All in all up to 35% of Icelandic households are seriously hit by debt. Some will manage thanks to remainders of their former prosperity. Icelanders are a resilient people. But others will become the newly poor as opposed to the nouveaux riche.

Then there are the vulnerable, the people who did not lose ill-aspired affluence but lost a livelihood as they were on the fringe of relative prosperity and social security. They are poor.

The poor they are not one iota concerned whether their poverty is measured in relative or absolute terms. Their poverty is not only one of socio-economic terms as they lost employment or are a single parent or are elderly or old. For many poor their status is aggravated by personal, physical and/or mental adversities. And their social status is such that they are deprived of coping mechanisms.

Nowadays food security is an issue for many Icelanders. The charity Fjölskylduhjálpin alone (there are also a number of other charity organizations) provides between 400-500 families, roughly 1200 individuals, with weekly food rations. That’s about triple the number compared to before the crisis. The charity is still not able to serve all those who apply for assistance.

It is difficult to assess the number of families and individuals in need of immediate humanitarian assistance. Understandable albeit false shame and pride prevent many to register as there is social stigma attached. But, be it seems a reasonable estimate that 10000 families, 27000 individuals, now live in dire straits in Iceland.

Funding and donations in kind do not cover needs. Without volunteers recruited from amongst the beneficiaries the charity couldn’t function. The premises from which Fjölskylduhjálpin operates – ironically the historical location where the now bankrupted supermarket chain Hagkaup was started – have to be rented from Reykjavik City for annually ISK 1.2 mill. – almost half the annual amount (ISK 2.5 mill.) the City grants the organization.

To date, just over one and a half years into the crisis, it seems depressions or suicide rates are not on the increase. But in Iceland, with a population of just over 300 000, eventual trends might start on a miniscule scale, detectable and readable only over time. By contrast, psychiatry and psychology practitioners today report a significantly increased “pressure”, as more people seek help because of i.a. anxieties, fear, stress and anger.

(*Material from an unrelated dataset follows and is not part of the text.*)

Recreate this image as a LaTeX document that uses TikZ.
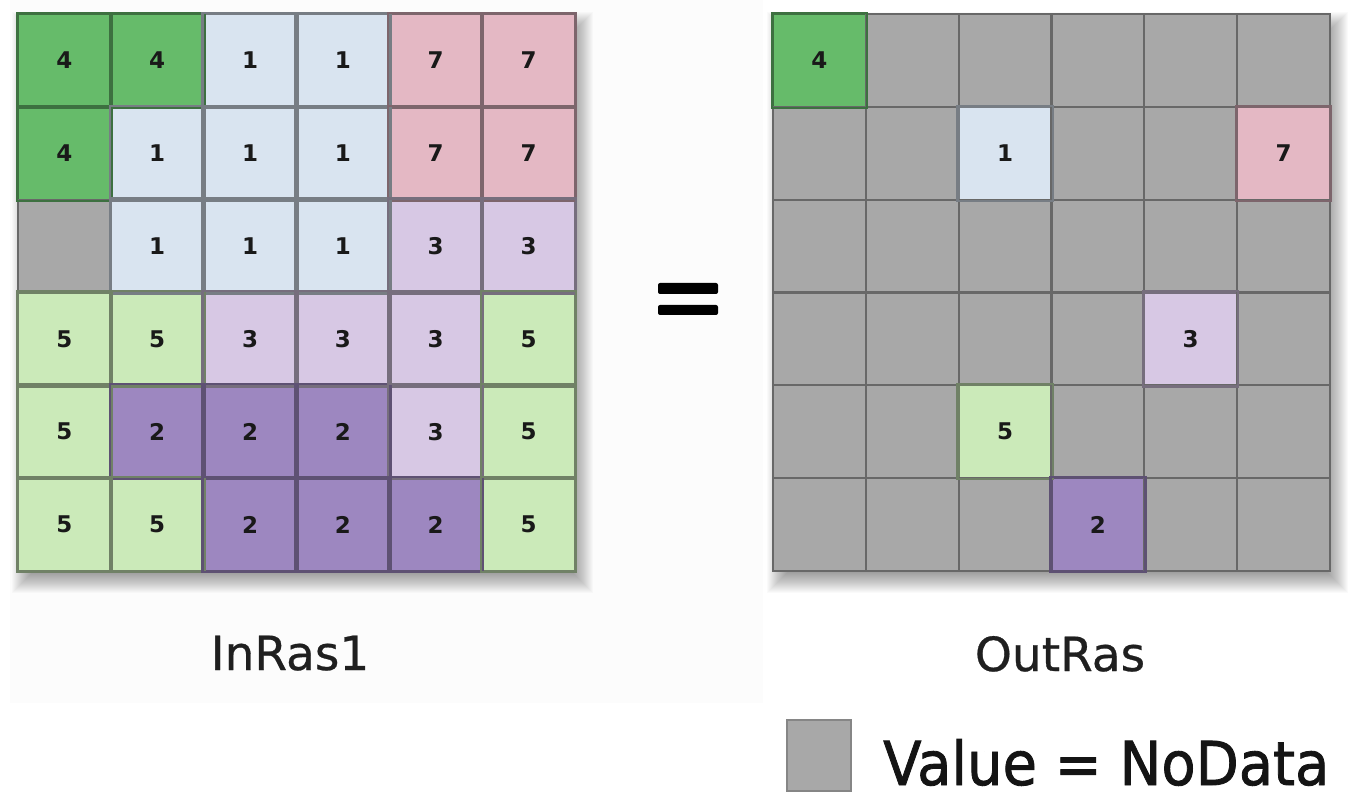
\documentclass[tikz,border=0pt]{standalone}
\usepackage{fontspec}
\setmainfont{DejaVu Sans}
\newfontfamily\labelfont[FakeBold=0.6]{DejaVu Sans}
\newfontfamily\legendfont[FakeBold=1.4]{DejaVu Sans}
\definecolor{cfour}{RGB}{102,187,106}
\definecolor{cone}{RGB}{217,228,240}
\definecolor{cseven}{RGB}{228,184,196}
\definecolor{cthree}{RGB}{215,200,228}
\definecolor{cfive}{RGB}{203,234,185}
\definecolor{ctwo}{RGB}{157,135,192}
\definecolor{cnone}{RGB}{168,168,168}
\definecolor{panel}{RGB}{252,252,252}
\definecolor{digit}{RGB}{25,25,25}
\tikzset{
  cell/.style={rectangle, minimum size=92.83pt, inner sep=0pt, line width=2.2pt,
    font=\fontsize{23}{23}\selectfont\bfseries, text=digit},
  v4/.style={fill=cfour, draw=cfour!60!black},
  v1/.style={fill=cone, draw=cone!55!black},
  v7/.style={fill=cseven, draw=cseven!55!black},
  v3/.style={fill=cthree, draw=cthree!55!black},
  v5/.style={fill=cfive, draw=cfive!55!black},
  v2/.style={fill=ctwo, draw=ctwo!60!black},
  vN/.style={fill=cnone, draw=cnone!62!black},
  b4/.style={draw=cfour!60!black},
  b1/.style={draw=cone!55!black},
  b7/.style={draw=cseven!55!black},
  b3/.style={draw=cthree!55!black},
  b5/.style={draw=cfive!55!black},
  b2/.style={draw=ctwo!60!black},
  rlabel/.style={anchor=base, font=\labelfont\fontsize{47}{50}\selectfont, text=black!88},
}
% soft drop shadow behind a rectangle (x0,y0)-(x1,y1)
\newcommand\gridshadow[4]{%
  \foreach \i in {0,...,23}{%
    \fill[black, opacity=0.02]
      ({#1+6-12+\i},{#2+10-12+\i}) rectangle ({#3+6+12-\i},{#4+10+12-\i});
  }%
}
% a 6x6 raster of values; N marks NoData
\newcommand\raster[4]{%
  \foreach \row [count=\r] in {#4}{%
    \foreach \v [count=\c] in \row{%
      \node[cell, v\v] (#1-\r-\c) at ({#2+92.83*(\c-0.5)},{#3+92.83*(\r-0.5)})
        {\if N\v\else\v\fi};
    }%
  }%
  \foreach \row [count=\r] in {#4}{%
    \foreach \v [count=\c] in \row{%
      \if N\v\else
        \draw[b\v, line width=2.2pt] (#1-\r-\c.north west) rectangle (#1-\r-\c.south east);
      \fi
    }%
  }%
}
\begin{document}
\begin{tikzpicture}[x=1pt, y=-1pt]
  \useasboundingbox (0,0) rectangle (1365,799);
  \fill[white] (0,0) rectangle (1365,799);
  \fill[panel] (10,0) rectangle (763,703);

  % input raster
  \gridshadow{18}{14}{575}{571}
  \raster{L}{18}{14}{{4,4,1,1,7,7},{4,1,1,1,7,7},{N,1,1,1,3,3},{5,5,3,3,3,5},{5,2,2,2,3,5},{5,5,2,2,2,5}}
  \node[rlabel] (inlabel) at (290,670) {InRas1};

  % equals sign
  \fill[black, rounded corners=2pt] (658,283) rectangle (718,294);
  \fill[black, rounded corners=2pt] (658,305) rectangle (718,315);

  % output raster
  \gridshadow{773}{14}{1330}{571}
  \raster{R}{773}{14}{{4,N,N,N,N,N},{N,N,1,N,N,7},{N,N,N,N,N,N},{N,N,N,N,3,N},{N,N,5,N,N,N},{N,N,N,2,N,N}}
  \node[rlabel] (outlabel) at (1060,671) {OutRas};

  % legend
  \node[rectangle, fill=cnone, draw=cnone!80!black, line width=1.5pt,
        minimum width=64pt, minimum height=71pt, inner sep=0pt] (legbox) at (819,755.5) {};
  \node[anchor=base west, inner sep=0pt, text=black!92] (legtext) at (883,785)
    {\scalebox{1}[1.08]{\legendfont\fontsize{56}{60}\selectfont Value = NoData}};
\end{tikzpicture}
\end{document}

Iceland is a small nation. Perhaps its national pride or misguided chauvinism when one hears there are needy and poor but(!) they are only very few and official welfare helps!

One wonders: Does it make a difference if the poor are only few? What about the proportionality of figures or are about 27000 individuals or almost 10% of a population of roughly 300 000 enough?

Welfare helps? Of course it does. It better does. But is it a generous gift from society or authorities? Isn’t it a “natural” entitlement, indeed a human right!?

Quantifiably, today’s monthly welfare support stands at about 125 000 ISK (leaving aside inflation, tax increases, etc.). Quantifiably, it has also been established that in today’s Icelandic society one requires monthly ISK 180.000 – ISK 220.000, say, rounded up and down, ISK 200.000 to make a living.

ISK 200.000 minus ISK 125.000 thus leaves a balance of ISK 75.000.

ISK 75.000? Yes, this amount marks the dark stain on the downside of Kreppa!

The authorities have argued social security can’t be increased because there was no money in spite of and because of millions being spent to repair a criminally wrecked financial sector and turning around the economy. How much do only the negotiations around the Icesave case cost in – say – salaries, legal fees, travel costs, mounting interest rates, etc.?

Besides, if the poor are the few, isn’t ISK 75.000 only a low sum per individual per month – compared to spending billions elsewhere?

There is no upside to the downside of Kreppa – except perhaps the return to social values, family, friendships and knitting. But there are the poor and that dark stain. The authorities should recall the ethical and moral failings of the past. They should understand that any society is only as strong as its weakest member and they should seek to wipe away that stain.